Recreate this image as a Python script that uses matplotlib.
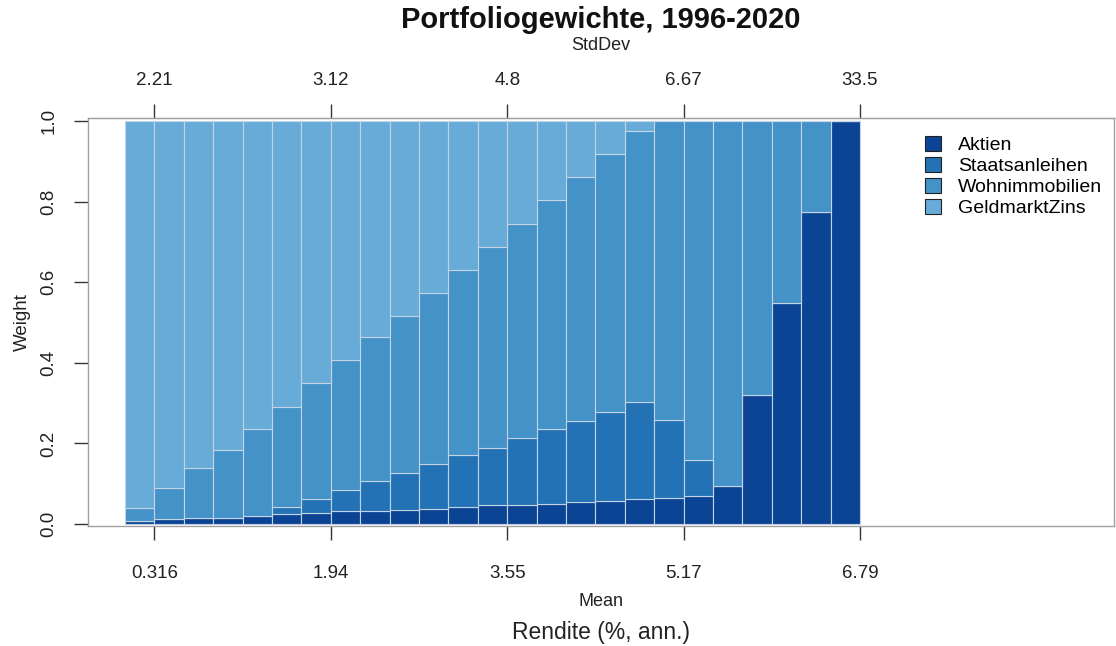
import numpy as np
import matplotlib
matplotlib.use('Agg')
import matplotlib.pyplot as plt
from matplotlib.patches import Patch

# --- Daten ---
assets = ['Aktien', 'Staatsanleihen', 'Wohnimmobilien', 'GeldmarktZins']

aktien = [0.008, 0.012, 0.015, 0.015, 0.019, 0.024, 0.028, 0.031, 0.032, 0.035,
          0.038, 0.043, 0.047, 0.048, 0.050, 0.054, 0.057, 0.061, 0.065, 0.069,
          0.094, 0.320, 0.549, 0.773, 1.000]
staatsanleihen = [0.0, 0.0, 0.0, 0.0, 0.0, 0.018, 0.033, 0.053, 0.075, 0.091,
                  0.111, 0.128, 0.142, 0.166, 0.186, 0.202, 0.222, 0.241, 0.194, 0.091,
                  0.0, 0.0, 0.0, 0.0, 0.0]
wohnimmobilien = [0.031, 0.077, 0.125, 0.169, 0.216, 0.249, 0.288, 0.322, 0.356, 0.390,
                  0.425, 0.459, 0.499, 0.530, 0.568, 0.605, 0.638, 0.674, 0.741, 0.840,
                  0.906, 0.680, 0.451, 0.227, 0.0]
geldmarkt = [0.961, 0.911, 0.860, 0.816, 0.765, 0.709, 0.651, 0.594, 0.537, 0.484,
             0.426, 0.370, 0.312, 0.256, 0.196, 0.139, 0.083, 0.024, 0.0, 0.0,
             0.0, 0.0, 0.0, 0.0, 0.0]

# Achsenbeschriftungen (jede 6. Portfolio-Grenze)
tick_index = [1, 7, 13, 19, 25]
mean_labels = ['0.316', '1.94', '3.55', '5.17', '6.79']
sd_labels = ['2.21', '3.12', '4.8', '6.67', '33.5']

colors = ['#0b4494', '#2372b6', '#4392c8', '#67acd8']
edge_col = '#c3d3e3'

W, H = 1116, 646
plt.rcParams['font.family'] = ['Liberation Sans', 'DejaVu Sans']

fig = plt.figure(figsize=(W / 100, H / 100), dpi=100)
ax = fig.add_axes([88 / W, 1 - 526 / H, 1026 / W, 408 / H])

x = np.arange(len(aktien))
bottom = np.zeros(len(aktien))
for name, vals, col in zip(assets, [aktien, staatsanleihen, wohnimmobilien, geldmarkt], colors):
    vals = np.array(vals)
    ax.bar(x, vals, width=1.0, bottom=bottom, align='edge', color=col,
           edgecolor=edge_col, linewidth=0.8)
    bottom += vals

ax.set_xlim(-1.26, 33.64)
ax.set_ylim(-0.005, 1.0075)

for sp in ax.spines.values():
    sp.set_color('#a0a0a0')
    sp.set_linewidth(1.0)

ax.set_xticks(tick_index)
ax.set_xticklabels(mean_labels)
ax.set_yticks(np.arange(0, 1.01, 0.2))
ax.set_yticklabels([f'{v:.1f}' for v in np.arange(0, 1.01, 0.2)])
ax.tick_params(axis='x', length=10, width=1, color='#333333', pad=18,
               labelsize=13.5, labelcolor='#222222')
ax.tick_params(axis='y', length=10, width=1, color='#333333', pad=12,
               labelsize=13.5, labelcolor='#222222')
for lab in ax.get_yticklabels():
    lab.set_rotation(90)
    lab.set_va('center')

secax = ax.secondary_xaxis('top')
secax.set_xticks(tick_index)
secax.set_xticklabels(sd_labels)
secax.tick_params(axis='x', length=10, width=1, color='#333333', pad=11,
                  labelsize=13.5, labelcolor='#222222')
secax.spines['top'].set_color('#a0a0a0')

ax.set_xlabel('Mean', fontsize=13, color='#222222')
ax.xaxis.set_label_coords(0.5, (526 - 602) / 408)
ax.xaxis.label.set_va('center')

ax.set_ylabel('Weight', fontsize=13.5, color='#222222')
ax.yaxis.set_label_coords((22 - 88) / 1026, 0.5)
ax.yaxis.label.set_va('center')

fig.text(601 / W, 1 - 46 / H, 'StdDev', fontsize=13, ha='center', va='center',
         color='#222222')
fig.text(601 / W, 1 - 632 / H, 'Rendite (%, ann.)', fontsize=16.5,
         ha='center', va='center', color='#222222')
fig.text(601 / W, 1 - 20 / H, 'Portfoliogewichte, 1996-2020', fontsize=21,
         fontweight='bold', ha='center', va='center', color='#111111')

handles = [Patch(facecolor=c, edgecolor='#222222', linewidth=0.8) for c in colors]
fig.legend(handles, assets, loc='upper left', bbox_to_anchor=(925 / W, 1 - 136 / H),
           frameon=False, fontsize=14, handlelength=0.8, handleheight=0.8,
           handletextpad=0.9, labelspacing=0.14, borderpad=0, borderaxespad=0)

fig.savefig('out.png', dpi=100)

************

§ Task directions
Quote the material word for word, dropping any images it holds.

§ Reply
Recreate this image as a Python script that uses matplotlib.
import numpy as np
import matplotlib
matplotlib.use('Agg')
import matplotlib.pyplot as plt
from matplotlib.patches import Patch

# --- Daten ---
assets = ['Aktien', 'Staatsanleihen', 'Wohnimmobilien', 'GeldmarktZins']

aktien = [0.008, 0.012, 0.015, 0.015, 0.019, 0.024, 0.028, 0.031, 0.032, 0.035,
          0.038, 0.043, 0.047, 0.048, 0.050, 0.054, 0.057, 0.061, 0.065, 0.069,
          0.094, 0.320, 0.549, 0.773, 1.000]
staatsanleihen = [0.0, 0.0, 0.0, 0.0, 0.0, 0.018, 0.033, 0.053, 0.075, 0.091,
                  0.111, 0.128, 0.142, 0.166, 0.186, 0.202, 0.222, 0.241, 0.194, 0.091,
                  0.0, 0.0, 0.0, 0.0, 0.0]
wohnimmobilien = [0.031, 0.077, 0.125, 0.169, 0.216, 0.249, 0.288, 0.322, 0.356, 0.390,
                  0.425, 0.459, 0.499, 0.530, 0.568, 0.605, 0.638, 0.674, 0.741, 0.840,
                  0.906, 0.680, 0.451, 0.227, 0.0]
geldmarkt = [0.961, 0.911, 0.860, 0.816, 0.765, 0.709, 0.651, 0.594, 0.537, 0.484,
             0.426, 0.370, 0.312, 0.256, 0.196, 0.139, 0.083, 0.024, 0.0, 0.0,
             0.0, 0.0, 0.0, 0.0, 0.0]

# Achsenbeschriftungen (jede 6. Portfolio-Grenze)
tick_index = [1, 7, 13, 19, 25]
mean_labels = ['0.316', '1.94', '3.55', '5.17', '6.79']
sd_labels = ['2.21', '3.12', '4.8', '6.67', '33.5']

colors = ['#0b4494', '#2372b6', '#4392c8', '#67acd8']
edge_col = '#c3d3e3'

W, H = 1116, 646
plt.rcParams['font.family'] = ['Liberation Sans', 'DejaVu Sans']

fig = plt.figure(figsize=(W / 100, H / 100), dpi=100)
ax = fig.add_axes([88 / W, 1 - 526 / H, 1026 / W, 408 / H])

x = np.arange(len(aktien))
bottom = np.zeros(len(aktien))
for name, vals, col in zip(assets, [aktien, staatsanleihen, wohnimmobilien, geldmarkt], colors):
    vals = np.array(vals)
    ax.bar(x, vals, width=1.0, bottom=bottom, align='edge', color=col,
           edgecolor=edge_col, linewidth=0.8)
    bottom += vals

ax.set_xlim(-1.26, 33.64)
ax.set_ylim(-0.005, 1.0075)

for sp in ax.spines.values():
    sp.set_color('#a0a0a0')
    sp.set_linewidth(1.0)

ax.set_xticks(tick_index)
ax.set_xticklabels(mean_labels)
ax.set_yticks(np.arange(0, 1.01, 0.2))
ax.set_yticklabels([f'{v:.1f}' for v in np.arange(0, 1.01, 0.2)])
ax.tick_params(axis='x', length=10, width=1, color='#333333', pad=18,
               labelsize=13.5, labelcolor='#222222')
ax.tick_params(axis='y', length=10, width=1, color='#333333', pad=12,
               labelsize=13.5, labelcolor='#222222')
for lab in ax.get_yticklabels():
    lab.set_rotation(90)
    lab.set_va('center')

secax = ax.secondary_xaxis('top')
secax.set_xticks(tick_index)
secax.set_xticklabels(sd_labels)
secax.tick_params(axis='x', length=10, width=1, color='#333333', pad=11,
                  labelsize=13.5, labelcolor='#222222')
secax.spines['top'].set_color('#a0a0a0')

ax.set_xlabel('Mean', fontsize=13, color='#222222')
ax.xaxis.set_label_coords(0.5, (526 - 602) / 408)
ax.xaxis.label.set_va('center')

ax.set_ylabel('Weight', fontsize=13.5, color='#222222')
ax.yaxis.set_label_coords((22 - 88) / 1026, 0.5)
ax.yaxis.label.set_va('center')

fig.text(601 / W, 1 - 46 / H, 'StdDev', fontsize=13, ha='center', va='center',
         color='#222222')
fig.text(601 / W, 1 - 632 / H, 'Rendite (%, ann.)', fontsize=16.5,
         ha='center', va='center', color='#222222')
fig.text(601 / W, 1 - 20 / H, 'Portfoliogewichte, 1996-2020', fontsize=21,
         fontweight='bold', ha='center', va='center', color='#111111')

handles = [Patch(facecolor=c, edgecolor='#222222', linewidth=0.8) for c in colors]
fig.legend(handles, assets, loc='upper left', bbox_to_anchor=(925 / W, 1 - 136 / H),
           frameon=False, fontsize=14, handlelength=0.8, handleheight=0.8,
           handletextpad=0.9, labelspacing=0.14, borderpad=0, borderaxespad=0)

fig.savefig('out.png', dpi=100)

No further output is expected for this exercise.